WOBURN

There is no doubt possible to even the most hurried wayfarer as to who owns the tiny townlet of Woburn, just outside the park. The great old coaching inn, the “Bedford Arms,” proclaims it, alike in its name and in the heraldic signboard, displaying the arms of the Russells and their motto, Che sara sarai.e. “What will be, will be.” And, judging from the demeanour of the few people to be seen, the Dukes of Bedford own them too. It is not enough for the Dukes that they reside secluded in the midst of their wide-spreading park. They look with disfavour upon a town at their gates, even though that town be in fact but a village; and in consequence there is no new building in the place. If the prevailing Russell characteristic were not parsimony, there can scarce be any doubt that they would have razed Woburn to the ground; but that would cost something, an excruciating thought to this frugal race. Therefore Woburn remains very much what it was a hundred years ago. Cobblestones of the “petrified kidney” kind pave the road and footpaths, and the shops are of the kind in which Jane Austen might have bought her linen and her groceries. Quaint shop-fronts they are, with windows patterned like the glazed doors of antique bureaus. In short, Woburn is a rare and interesting relic of times past.
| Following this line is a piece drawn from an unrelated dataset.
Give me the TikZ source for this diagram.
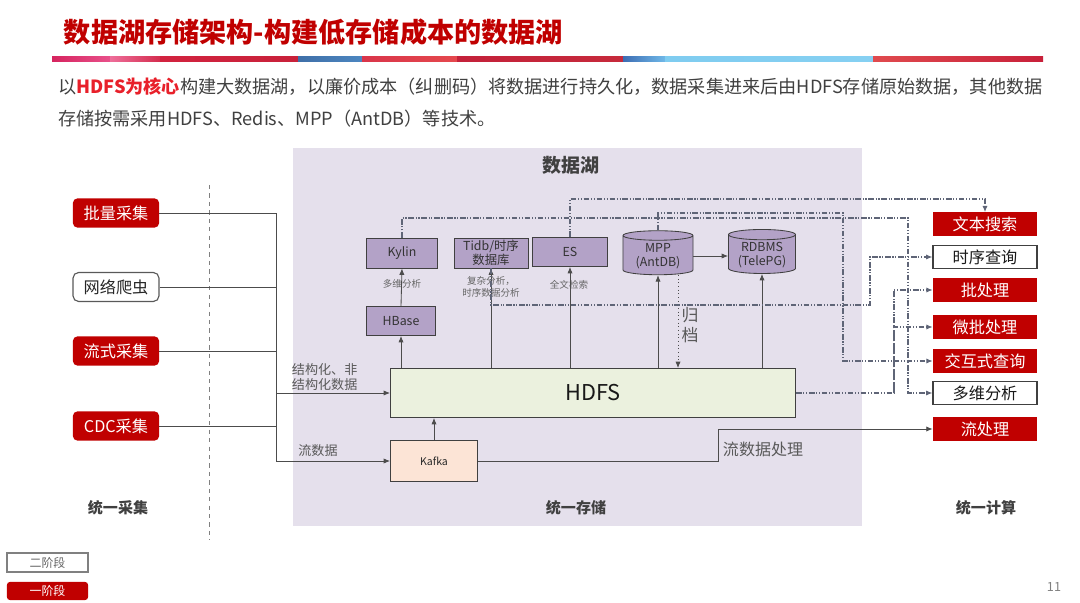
\documentclass[tikz,border=0pt]{standalone}
\usepackage{fontspec}
\setmainfont{Noto Sans CJK SC}
\usetikzlibrary{positioning, arrows.meta, shapes.geometric}
\definecolor{hired}{HTML}{C00000}
\definecolor{keyred}{HTML}{E8202A}
\definecolor{purp}{HTML}{B3A2C7}
\definecolor{lakebg}{HTML}{E5E0EC}
\definecolor{hdfsbg}{HTML}{EBF1DE}
\definecolor{kafkabg}{HTML}{FCE4D6}
\definecolor{ddgray}{HTML}{5F6577}
\definecolor{bodygray}{HTML}{404040}

\begin{document}
\begin{tikzpicture}[
		x=0.025cm, y=-0.025cm,
		>={Latex[length=1.6mm,width=1.3mm]},
		srcred/.style={fill=hired, text=white, rounded corners=3pt, minimum width=2.15cm, minimum height=0.725cm, inner sep=0pt, font=\fontsize{11.5}{12}\selectfont},
		srcwhite/.style={srcred, fill=white, draw=black!65, thick, text=black!85, rounded corners=4pt},
		apred/.style={fill=hired, text=white, minimum width=2.6cm, minimum height=0.575cm, inner sep=0pt, font=\fontsize{11.5}{12}\selectfont},
		apwhite/.style={apred, fill=white, draw=black!75, thick, text=black!90},
		sbox/.style={draw=black!75, semithick, fill=purp, minimum height=0.75cm, inner sep=1pt, align=center, text=black!80, font=\fontsize{8.8}{9.5}\selectfont},
		dbcyl/.style={cylinder, shape border rotate=90, aspect=0.2, draw=black!75, semithick, fill=purp, minimum width=1.75cm, minimum height=1.1cm, inner sep=1pt, align=center, text=black!80, font=\fontsize{8.8}{10}\selectfont},
		note/.style={text=black!60, align=center, font=\fontsize{6.8}{9}\selectfont},
		sect/.style={text=black!75, font=\fontsize{10.7}{12}\selectfont\bfseries},
		dd/.style={draw=ddgray, thick, dash pattern=on 4pt off 1.2pt on 0.8pt off 1.2pt on 0.8pt off 1.2pt},
		wire/.style={draw=black!70, semithick},
	]
	\useasboundingbox (0,0) rectangle (1080,603);

	% header
	\node[anchor=west, text=hired, font=\fontsize{19.3}{21}\selectfont\bfseries] (title) at (59,32) {数据湖存储架构-构建低存储成本的数据湖};
	\foreach \xa/\xb/\ca/\cb in {52/110/D6245F/E8508A, 110/160/EE6E9A/D42D4E, 160/298/D2233F/C8213A, 298/362/3F6FA8/4C86C0, 362/457/D9354A/E5484D, 457/623/C4213A/C62A3B, 623/665/3D6DB3/6FB8E8, 665/873/7FCCF0/86D0F2, 873/1043/E04A4E/C8203A}{
		\definecolor{stripa}{HTML}{\ca}
		\definecolor{stripb}{HTML}{\cb}
		\fill[left color=stripa, right color=stripb] (\xa,57) rectangle (\xb,62);
	}
	\node[anchor=west, text=bodygray, font=\fontsize{12.9}{14}\selectfont, inner sep=0pt] (para1) at (58,87) {以{\color{keyred}\bfseries HDFS为核心}构建大数据湖，以廉价成本（纠删码）将数据进行持久化，数据采集进来后由HDFS存储原始数据，其他数据};
	\node[anchor=west, text=bodygray, font=\fontsize{12.9}{14}\selectfont, inner sep=0pt] (para2) at (58,119) {存储按需采用HDFS、Redis、MPP（AntDB）等技术。};

	% data lake area
	\fill[lakebg] (293,148) rectangle (862,526);
	\node[text=black!75, font=\fontsize{13.5}{15}\selectfont\bfseries] (lake) at (571,165) {数据湖};
	\draw[dashed, black!50] (209,185) -- (209,540);

	% collection
	\node[srcred] (batch) at (116,213) {批量采集};
	\node[srcwhite] (crawl) at (116,287) {网络爬虫};
	\node[srcred] (stream) at (116,351) {流式采集};
	\node[srcred] (cdc) at (116,426) {CDC采集};

	% storage
	\node[sbox, minimum width=1.775cm] (kylin) at (402,253) {Kylin};
	\node[sbox, minimum width=1.85cm, font=\fontsize{8.8}{8.8}\selectfont] (tidb) at (491,253) {Tidb/时序\\数据库};
	\node[sbox, minimum width=1.875cm, minimum height=0.725cm] (es) at (570,252) {ES};
	\node[dbcyl] (mpp) at (658,256) {MPP\\(AntDB)};
	\node[dbcyl, minimum width=1.675cm] (rdbms) at (762,255) {RDBMS\\(TelePG)};
	\node[sbox, minimum width=1.725cm, minimum height=0.725cm] (hbase) at (401,321) {HBase};
	\node[draw=black!75, semithick, fill=hdfsbg, minimum width=10.125cm, minimum height=1.225cm, font=\fontsize{15.5}{17}\selectfont, text=black!90] (hdfs) at (593,393) {HDFS};
	\node[draw=black!75, semithick, fill=kafkabg, minimum width=2.175cm, minimum height=1.025cm, font=\fontsize{7.5}{9}\selectfont, text=black!85] (kafka) at (434,461) {Kafka};

	\node[note] (multi) at (402,284) {多维分析};
	\node[note, font=\fontsize{6.8}{8.4}\selectfont] (complex) at (491,287) {复杂分析，\\时序数据分析};
	\node[note] (fulltext) at (569,285) {全文检索};
	\node[text=black!65, align=center, font=\fontsize{12}{14}\selectfont] (archive) at (690,325) {归\\档};

	% computing
	\node[apred] (txt) at (985,224) {文本搜索};
	\node[apwhite] (tsq) at (985,257) {时序查询};
	\node[apred] (bproc) at (985,290) {批处理};
	\node[apred] (mbproc) at (985,327) {微批处理};
	\node[apred] (interq) at (985,361) {交互式查询};
	\node[apwhite] (olap) at (985,393) {多维分析};
	\node[apred] (sproc) at (985,429) {流处理};

	\node[sect] (colsec) at (118,508) {统一采集};
	\node[sect] (stosec) at (576,508) {统一存储};
	\node[sect] (cmpsec) at (986,508) {统一计算};

	% collection bus
	\coordinate (bus) at (276,213);
	\draw[wire, ->] (batch.east) -- (bus) |- (kafka.west);
	\draw[wire] (crawl.east) -- (crawl.east -| bus);
	\draw[wire] (stream.east) -- (stream.east -| bus);
	\draw[wire] (cdc.east) -- (cdc.east -| bus);
	\draw[wire, ->] (hdfs.west -| bus) -- (hdfs.west);
	\node[anchor=west, align=left, text=black!65, font=\fontsize{9.3}{10.5}\selectfont] (structlbl) at (287,377) {结构化、非\\结构化数据};
	\node[text=black!65, font=\fontsize{9.3}{10.5}\selectfont] (streamlbl) at (318,451) {流数据};

	% storage links
	\draw[wire, ->] (hbase.south |- hdfs.north) -- (hbase.south);
	\draw[wire, ->] (hbase.north) -- (kylin.south);
	\draw[wire, ->] (tidb.south |- hdfs.north) -- (tidb.south);
	\draw[wire, ->] (es.south |- hdfs.north) -- (es.south);
	\draw[wire, ->] (mpp.south |- hdfs.north) -- (mpp.south);
	\draw[wire, ->] (rdbms.south |- hdfs.north) -- (rdbms.south);
	\draw[wire, ->] (mpp.east) -- (rdbms.west |- mpp.east);
	\draw[black!70, dotted, semithick, ->] ([xshift=0.5cm]mpp.south) -- ([xshift=0.5cm]mpp.south |- hdfs.north);
	\draw[wire, ->] (kafka.north) -- (kafka.north |- hdfs.south);

	% to computing
	\coordinate (kbend) at (718,461);
	\draw[wire, ->] (kafka.east) -- (kbend) |- (sproc.west);
	\node[anchor=west, text=black!65, font=\fontsize{11.4}{12}\selectfont] (sproclbl) at (718,449) {流数据处理};

	\coordinate (esup) at (571,199);
	\coordinate (kyup) at (908,218);
	\coordinate (mpup) at (843,213);
	\coordinate (tdup) at (870,305);
	\coordinate (hdup) at (894,393);
	\draw[dd, ->] (es.north) |- (esup) -| (txt.north);
	\draw[dd, ->] (kylin.north) |- (kyup) |- (olap.west);
	\draw[dd, ->] (mpp.north) |- (mpup) |- (interq.west);
	\draw[dd, ->] (tidb.south) |- (tdup) |- (tsq.west);
	\draw[dd, ->] (hdfs.east) -- (hdup) |- (bproc.west);
	\draw[dd, ->] (hdup) |- (mbproc.west);

	% legend
	\node[draw=black!50, thick, fill=white, minimum width=2.025cm, minimum height=0.475cm, inner sep=0pt, text=black!60, font=\fontsize{8.5}{9}\selectfont] (stage2) at (47.5,562.5) {二阶段};
	\node[fill=hired, rounded corners=2pt, minimum width=2.025cm, minimum height=0.45cm, inner sep=0pt, text=white, font=\fontsize{8.5}{9}\selectfont] (stage1) at (47.5,591) {一阶段};
	\node[text=black!50, font=\fontsize{9}{10}\selectfont] (pageno) at (1054,587) {11};
\end{tikzpicture}
\end{document}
Expansion of business is a thing unthinkable here, and some shops, and some of the one-time many inns, have given up in despair. The only new, or comparatively new, things in Woburn are the parish church and the town hall: the last-named built in 1830, and the church in 1868, with alterations in 1890.

It is somewhat difficult to characterise the new church. When you have called it “Early English,” you momentarily think you have the style, but no: there is a florid, alien, meretricious manner in it that refuses classification. The peculiarly chalky white stone of which it is built is not pleasing. At any rate, it was ducally expensive: having cost the eighth Duke £30,000. The chief idea was the greater glorification of future Russells, whose tombs were intended to be placed here; but the constant reminder outside their own park that even Dukes of Bedford must die did not commend itself to others of the clan, and so their historic burial-place at Chenies, in Buckinghamshire, many miles distant, is retained. The angles of the church tower are finished off, against the sky-line, with four devils whose weird aspect, horse-like heads and curled manes impress me more than anything else, unless indeed it be the perfection of the magnificent lawn that slopes steeply to the road.

All the way from sleepy old Woburn to the modern, very much up-to-date, and bustling town of Woburn Sands the road passes through beautiful woodlands, echoing with the voices of pheasants, and rich in the odours of pine and beech and laurel. In midst of this scenery, the half-timbered “Henry the Eighth’s Lodge,” with clipped yew-trees, in shape like so many Stilton cheeses, is very striking. After these solitudes, Woburn Sands comes very much as a surprise, and to some perhaps not altogether a welcome one.

EX-HOGSTYE END

Woburn Sands is an entirely modern name. You will look in vain for it in the pages of Cary or Paterson, for in the old days of the road the place was merely an insignificant hamlet known by the unlovely name of Hogstye End. But things have happened since then. A branch line of the London and North-Western Railway was constructed, crossing the road at this point, and with a station at the roadside. Thus brought into touch with the outer world, the simple souls of Hogstye End arose as one man, and demanded a new name for the place: and so the title of Woburn Sands was invented. To-day, the astonished traveller sees a typical twentieth-century township on the site of Hogstye End: a rosy, red-brick place, growing at the expense of Woburn itself; and making strenuous claims to be a health-resort, by reason of the sandy soil and the wide-spreading fir-woods. The observant traveller will notice a singular testimony to the belief, until recently prevailing, that the days of the road were done, in the arrogant behaviour of the railway company at this point, in actually encroaching upon the main highway with the out-buildings of their station and the obstructing position of the gates of their level-crossing, often closed for ten minutes at a time during shunting operations.

Leaving Woburn Sands, we incidentally leave Bedfordshire and enter Bucks, coming in seven miles, past the unremarkable villages of Wavendon and Broughton, to the town of Newport Pagnell.

XVII

Newport Pagnell is not a port nor is it new, and the Paganels who gave it the second half of its name have been extinct so many centuries that there are not even any monuments of them left in the church. There is indeed nothing feudal in the appearance of the little town, and the very site of the great Norman castle built by Fulke Paganel is obscure.